Another strand is far removed from fey indie or female-fronted electronic shock. While Finland and Norway revel in extreme metal that parodies Viking pasts, Swedes rock with The Hives' Stooges' strut and Oasis and Robert Plant favourite The Soundtrack Of Our Lives. The latter's September double album Communion is steeped in not only 1970s rock's swinging drive but its anti-establishment spirit.

Generalisations are starting to evaporate and even Sweden itself is being left behind. Nicolai Dunger has collaborated with Kentucky's alt.country creator Bonnie "Prince" Billy, a genre Loney Dear also visit. Nina Persson's Cardigans side-project A Camp made the baroque New York alt.rock experiments of this year's Colonia, inspired by a South African safari. The Knife's male half, Olof Dreijer, was last seen making field recordings in the Amazon for an opera about Charles Darwin. Lekman has moved to Melbourne. Most spectacularly, Bergsman, calling herself Taken By Trees, became the first Western woman to record in Pakistan for the upcoming East of Eden. An attempted kidnapping after her single status was discovered and the initial intransigence of great Sufi musicians at a woman leading recording sessions barely fazed her. As she says, Swedes are stubborn. "If you know what you want to create and are determined, you can do it wherever you are," she says. "I'd rather live in sunny California. But I had to come back to apply for more money ... "

"Waterloo" let Sweden into pop's pantheon, but such battles are long over. Its hit factories and underground experiments operate round the clock, with a government's help. Even the home of The Beatles should say thanks.
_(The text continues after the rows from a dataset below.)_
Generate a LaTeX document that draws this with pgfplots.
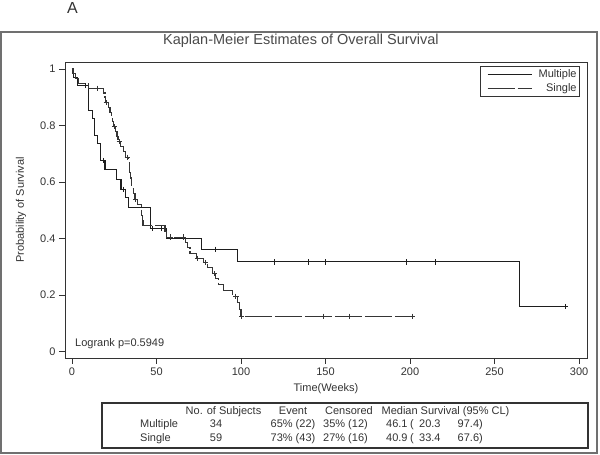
\documentclass[border=0pt]{standalone}
\usepackage{fontspec}
\setmainfont{Liberation Sans}
\usepackage{pgfplots}
\pgfplotsset{compat=1.18}
\definecolor{txt}{HTML}{333333}
\definecolor{ttl}{HTML}{4A4A4A}
\definecolor{lnA}{HTML}{1E1E1E}
\definecolor{lnB}{HTML}{353535}
\definecolor{frm}{HTML}{707070}
\newcommand{\sz}{\fontsize{11}{13}\selectfont}
\begin{document}
\begin{tikzpicture}[x=1pt,y=1pt]
\path[use as bounding box] (0,0) rectangle (600,455);
\draw[frm, line width=2pt] (1,2) rectangle (597,423);
\node[font=\fontsize{16}{18}\selectfont, text=txt, inner sep=0pt] at (72.5,446.5) {A};
\begin{axis}[
  at={(65pt,97pt)}, anchor=south west,
  scale only axis, width=522pt, height=296pt,
  xmin=-4.14, xmax=304.7, ymin=-0.023, ymax=1.0248,
  xtick={0,50,100,150,200,250,300},
  ytick={0,0.2,0.4,0.6,0.8,1},
  tick align=outside, major tick length=6pt,
  xtick pos=bottom, ytick pos=left,
  axis line style={txt, line width=0.8pt},
  tick style={txt, line width=0.8pt},
  ticklabel style={font=\sz, text=txt},
  /pgf/number format/assume math mode=true,
  title={Kaplan-Meier Estimates of Overall Survival},
  title style={at={(axis description cs:0.452,1.0507)}, anchor=center, font=\fontsize{14.5}{17}\selectfont, text=ttl},
  xlabel={Time(Weeks)},
  xlabel style={at={(axis description cs:0.5,-0.105)}, anchor=center, font=\sz, text=txt},
  ylabel={Probability of Survival},
  ylabel style={at={(axis description cs:-0.0843,0.5)}, anchor=center, font=\sz, text=txt},
  legend cell align=right,
  legend image code/.code={\path (0pt,0pt); \draw[#1] (5pt,0pt) -- (49pt,0pt);},
  legend style={at={(axis description cs:0.9866,0.9865)}, anchor=north east,
    draw=txt, line width=0.8pt, font=\sz, text=txt,
    inner xsep=1.5pt, inner ysep=1.8pt, row sep=1.7pt, column sep=5pt,
    nodes={inner sep=1.5pt}},
]
\addplot[const plot, color=lnA, line width=1.1pt] coordinates {
(0,1) (1,0.971) (3.5,0.941) (10,0.853) (12,0.824) (13.2,0.765) (15.2,0.735)
(17,0.676) (19.5,0.643) (26.4,0.608) (29,0.574) (31.5,0.544) (33.3,0.511)
(46.2,0.436) (56,0.40) (76.7,0.362) (97.8,0.317) (265,0.158) (291.7,0.158)};
\addlegendentry{Multiple}
\addplot[const plot, color=lnB, line width=1.1pt, dash pattern=on 27pt off 3pt] coordinates {
(0,1) (0.6,0.983) (2,0.966) (4,0.949) (10,0.932) (18.5,0.915) (19.5,0.898)
(20,0.881) (21.5,0.864) (22.5,0.847) (23.5,0.830) (24,0.813) (24.8,0.796)
(26,0.778) (26.6,0.760) (27.2,0.742) (28.5,0.725) (30.3,0.707) (31.8,0.688)
(33.5,0.670) (33.8,0.652) (34.2,0.633) (34.6,0.614) (35,0.596) (35.4,0.577)
(36.4,0.558) (37.3,0.538) (38.7,0.519) (40.9,0.499) (41.2,0.480) (41.5,0.462)
(42,0.445) (55,0.425) (56,0.405) (67,0.385) (68.2,0.367) (69.8,0.348)
(73.8,0.330) (77.7,0.315) (80,0.297) (83,0.276) (85,0.257) (86.6,0.238)
(89.5,0.217) (95,0.196) (98,0.175) (99,0.150) (100,0.125) (201.2,0.125)};
\addlegendentry{Single}
\addplot[only marks, mark=+, mark size=2.6pt, color=lnA, line width=0.9pt, forget plot] coordinates {
(8,0.941) (18.6,0.676) (30.5,0.574) (47.5,0.436) (53,0.436) (85,0.362)
(119.5,0.317) (140,0.317) (150,0.317) (197.6,0.317) (214.8,0.317) (291.7,0.158)};
\addplot[only marks, mark=+, mark size=2.6pt, color=lnB, line width=0.9pt, forget plot] coordinates {
(15,0.932) (20.3,0.881) (25.2,0.796) (28,0.742) (32.7,0.688) (37.6,0.538)
(58.5,0.405) (66,0.405) (74.2,0.330) (79,0.315) (84.5,0.276) (97,0.196)
(100.4,0.125) (148.7,0.125) (163.9,0.125) (201.2,0.125)};
\node[anchor=base west, inner sep=0pt, font=\sz, text=txt] at (axis description cs:0.0192,0.0372) {Logrank p=0.5949};
\end{axis}
\draw[txt, line width=1.2pt] (102,7) rectangle (588,52);
\begin{scope}[every node/.style={inner sep=0pt, font=\sz, text=txt}]
\node[anchor=base] at (223.5,40.5) {No. of Subjects};
\node[anchor=base] at (293,40.5) {Event};
\node[anchor=base] at (349,40.5) {Censored};
\node[anchor=base] at (445.5,40.5) {Median Survival (95\% CL)};
\node[anchor=base west] at (140,27) {Multiple};
\node[anchor=base] at (216,27) {34};
\node[anchor=base] at (293,27) {65\% (22)};
\node[anchor=base] at (345.5,27) {35\% (12)};
\node[anchor=base west] at (386,27) {46.1};
\node[anchor=base west] at (410,27) {(};
\node[anchor=base west] at (419,27) {20.3};
\node[anchor=base east] at (483,27) {97.4)};
\node[anchor=base west] at (140,13.5) {Single};
\node[anchor=base] at (216,13.5) {59};
\node[anchor=base] at (293,13.5) {73\% (43)};
\node[anchor=base] at (345.5,13.5) {27\% (16)};
\node[anchor=base west] at (386,13.5) {40.9};
\node[anchor=base west] at (410,13.5) {(};
\node[anchor=base west] at (419,13.5) {33.4};
\node[anchor=base east] at (483,13.5) {67.6)};
\end{scope}
\end{tikzpicture}
\end{document}
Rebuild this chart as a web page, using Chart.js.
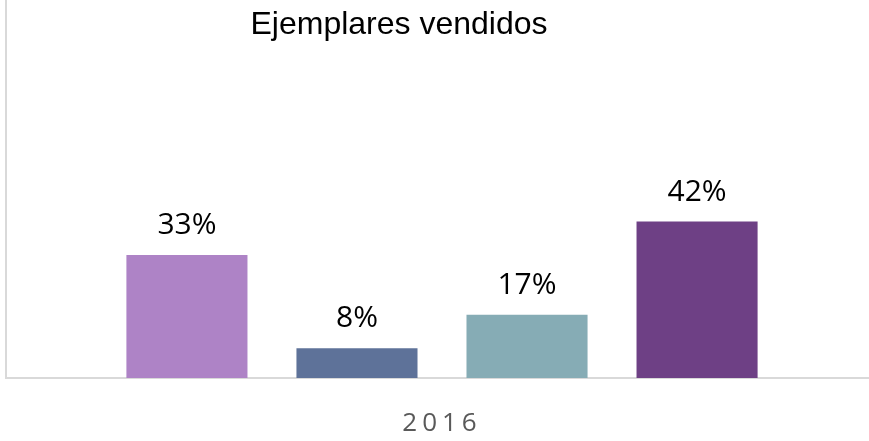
<!DOCTYPE html>
<html>
<head>
<meta charset="utf-8">
<script src="https://cdn.jsdelivr.net/npm/chart.js@4/dist/chart.umd.min.js"></script>
<style>
  html, body { margin: 0; padding: 0; background: #ffffff; overflow: hidden; }
  #wrap { position: relative; width: 869px; height: 441px; overflow: hidden; }
  #c { display: block; }
</style>
</head>
<body>
<div id="wrap"><canvas id="c" width="878" height="441"></canvas></div>
<script>
const chartTitle = "Ejemplares vendidos";
const categories = ["2016"];
const seriesNames = ["Serie 1", "Serie 2", "Serie 3", "Serie 4"];
const seriesValues = [0.33, 0.08, 0.17, 0.42];
const seriesLabels = ["33%", "8%", "17%", "42%"];
const seriesColors = ["#AE83C6", "#5E7299", "#86ACB5", "#6E4085"];

const datasets = seriesNames.map((name, i) => ({
  label: name,
  data: [seriesValues[i]],
  backgroundColor: seriesColors[i],
  borderWidth: 0,
  barPercentage: 0.712,
  categoryPercentage: 0.78
}));

const overlay = {
  id: 'overlay',
  beforeDraw(chart) { chart.ctx.letterSpacing = '5px'; },
  beforeDatasetsDraw(chart) { chart.ctx.letterSpacing = '0px'; },
  afterDraw(chart) {
    const ctx = chart.ctx;
    ctx.save();
    ctx.letterSpacing = '0px';
    ctx.fillStyle = '#000000';
    ctx.textAlign = 'center';
    ctx.textBaseline = 'alphabetic';
    ctx.font = '30px "Open Sans"';
    chart.data.datasets.forEach((ds, i) => {
      const bar = chart.getDatasetMeta(i).data[0];
      ctx.fillText(seriesLabels[i], bar.x, bar.y - 21);
    });
    ctx.font = '32px "Liberation Sans"';
    ctx.fillText(chartTitle, 399, 34);
    ctx.restore();
  }
};

new Chart(document.getElementById('c'), {
  type: 'bar',
  data: { labels: categories, datasets: datasets },
  options: {
    responsive: false,
    animation: false,
    devicePixelRatio: 1,
    layout: { padding: { left: 6, right: 0, top: 0, bottom: 0 } },
    plugins: { legend: { display: false }, tooltip: { enabled: false }, title: { display: false } },
    scales: {
      x: {
        grid: { display: false },
        border: { display: true, color: '#D9D9D9', width: 2 },
        ticks: { color: '#595959', font: { family: 'Open Sans', size: 26 }, padding: 22 },
        afterFit(scale) { scale.height = 63; }
      },
      y: {
        min: 0, max: 1.015,
        grid: { display: false },
        ticks: { display: false },
        border: { display: true, color: '#D9D9D9', width: 2 },
        afterFit(scale) { scale.width = 0; }
      }
    }
  },
  plugins: [overlay]
});
</script>
</body>
</html>
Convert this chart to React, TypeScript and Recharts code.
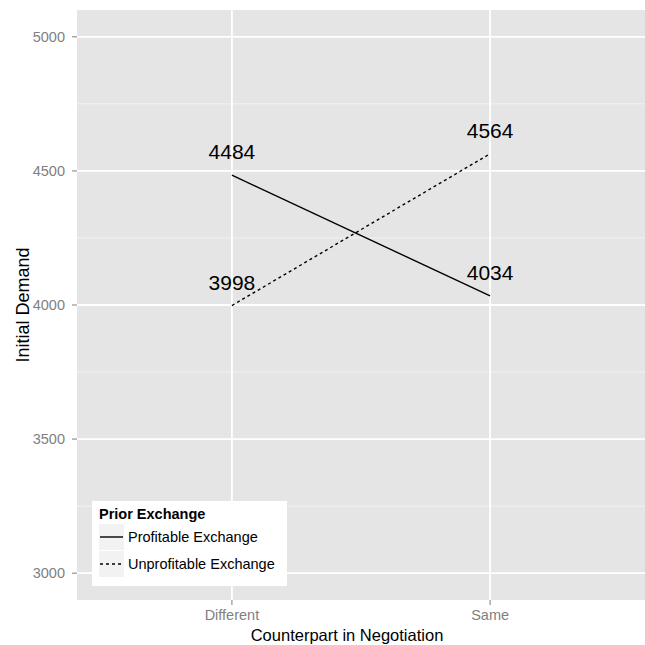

'Triangle Walks' by Fever Ray is out on Rabid Records. 'Communion' by The Soundtrack Of Our Lives is out on 24 August on Raw Power. 'East of Eden' by Taken By Trees is out on 7 September on Rough Trade

NORTHERN HIGHLIGHTS: NEW SWEDISH SENSATIONS

Wildbirds and Peacedrums
Singer Mariam Wallentin and husband-drummer Andreas Werliin play ritualistic blues straighter and stranger than obvious comparison The White Stripes, and unlike anything we've heard from Sweden.

Fever Ray
It was typically Swedish for The Knife to put themselves on hiatus the moment the influential Pitchfork website made "Silent Shout" their 2006 album of the year. Karin Dreijer Andersson keeps up the gender-morphing electronic weirdness here.

Taken by Trees
After suddenly quitting The Concretes, Victoria Bergsman guested on Peter, Bjorn & John's "Young Folks". But it's her second album under this solo guise, "East of Eden", made in Pakistan with Nusrat Fateh Ali Khan's old musicians, which will cause a stir.

Lykke Li
"Sweden is boring," this much-travelled, ambitious, Warner-signed 23-year-old (right) told The Independent last year. Constant festival appearances showcasing her child-like yet wild voice, more than her debut album "Youth Novels", made her UK reputation.

Frida Hyvonen
Last year's third album "Silence is Wild", Top 10 in Sweden, hasn't yet made the international splash it should for sexually funny and frank, musically lush small-town girl Hyvonen.